Thursday, December 15, 2005

The Truth About Publishers

You've been hearing it for years: Once you're published, your publisher won't help you market or promote. After the ink on the contract dries, you're on your own, left to sell your books with zero help from the folks who just plunked down big bucks to publish it.

Is this true? Are the dispirited moans of authors at the convention bar---claiming they remain midlist because they were never 'pushed' onto the bestseller list---based on hard evidence?

Here's what I know, based on my experience.


  1. Print up advance reading copies (ARCs)
  2. Send these ARCs to reviewers
  3. Write a press release and send it out
  4. Have in-house meetings with marketing and sales to brainstorm hooks for your book
  5. Assign a publicist to you
  6. Allocate a marketing budget to your book
  7. Place you in their catalogue(s)
  8. Attempt to sell the subsidiary rights they've attained
  9. Edit your book
  10. Ask you to complete an author questionnaire
  11. Help you set up some book signings
  12. Talk about your book to buyers and solicit orders
  13. Get your books into the hands of distributors and onto bookstore shelves and online stores

Depending on the size of your publishing house, the above list is usually the bare minimum they'll do. And chances are you won't ever know how much they've actually done, because you may not get to see most of it.

If you want to be involved, volunteer. I wrote my own press release and catalogue copy. I've set up my own booksignings. My contacts led to a Korean rights sales. I send out many ARCs to reviewers on my own dime.
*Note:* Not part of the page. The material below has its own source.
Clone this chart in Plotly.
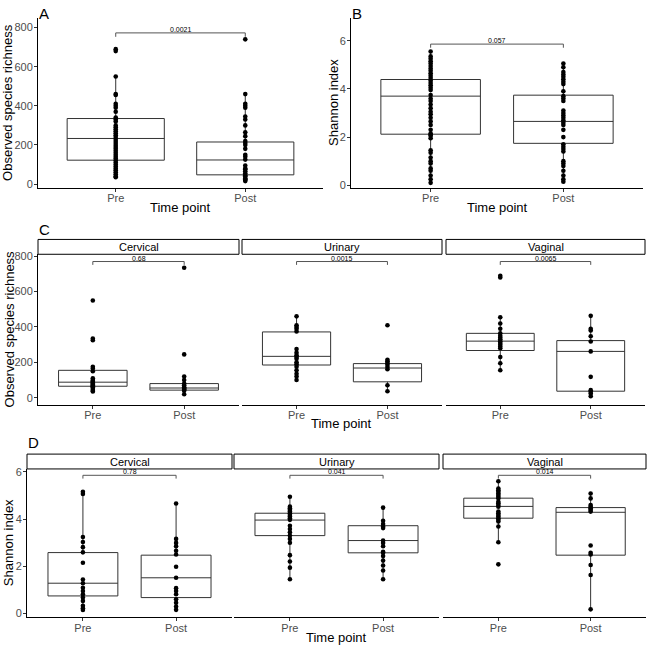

Hyperion and Brilliance Audio did all of these things for me

  1. Take out ads (about ten so far)
  2. Print flyers (several hundred)
  3. Print coasters/bookmarks (20,000)
  4. Print business cards (1500)
  5. Invite you to events (BEA, GLBA, UBA, etc)
  6. Have a booklaunch party
  7. Send you on tour
  8. Hire a media coach
  9. Send extra things to bookstores (coasters and drink mix)
  10. Provide you with extra ARCs (a few hundred)
  11. Listen and act on your marketing ideas
  12. Take you out to dinner
  13. Get you on local radio and TV (I've been on radio a few times)
  14. Get you interviews
  15. Give away free copies of your books (over a thousand)
  16. Hold contests
  17. Involve you with various promotions
  18. Pay co-op to bookstores for displays and prime placement
  19. Solicit your input on the cover and jacket copy (I wrote mine)
  20. Work with you on the final product (every year I visit Brilliance Audio and lend my voice to their recordings of my books.)

Do publishers treat every author the same? No. A lot depends on their budget. But even more depends on the author. Is this an author who is actively trying to augment their efforts? Someone who is enthusiastic about promotion? Someone who works hard and offers ideas?

If I sat on my duff and whined about not getting enough attention, chances are I'd be ignored. No one wants to work with a prima donna, or an artiste. But I've found that EVERY SINGLE TIME I spend time and money trying to promote myself, my publishers are there to back me up.


  1. Get you on the NYT Bestseller list. If they could, every book printed would be a bestseller.
  2. Get you on Oprah, Good Morning America, etc. Unless you're a celebrity.
  3. Take out a lot of ads. Ads don't sell books for unknown authors (have you ever bought a book because you saw an ad?) Ads are best used to announce a new book from an author with a huge fanbase.
  4. Send you on a huge tour. Tours don't make money. Ever. They are for author egos, building bookseller relationships, and meeting fans, more than selling huge numbers of books.
  5. Be in constant touch with you. Authors who don't need constant reassurance get more attention than needy authors.
  6. Sell your book. A publisher can get bookstores to carry your titles, but they can't make customers buy them. Only one person can do that (hint: you)

Your publisher is your partner. Like a marriage, making demands won't help the love grow. But giving, listening, and actively trying to make your partner happy will be mutually beneficial.

Which brings up the next list, one that new authors (and even many pros) don't ever consider.


  1. Make deadlines
  2. Be courteous, considerate, and enthusiastic
  3. Be accessible
  4. Show them your desire to help
  5. Self-promote by going to conventions, doing book-signings, speaking at libraries, soliciting interviews, maintaining a website, sending a newsletter, and all the other things I preach about
  6. Be thankful
  7. Make them money

In fact, the most important thing you can do in your career is make money for your publisher.

Big advances are nice, but it's hard to earn them out. But if you are earning out your advance, it's a good indicator that your publisher is making a profit, which only happens with 1 out of 5 books.

If they make money, you make money.

So what have you done for your publisher lately?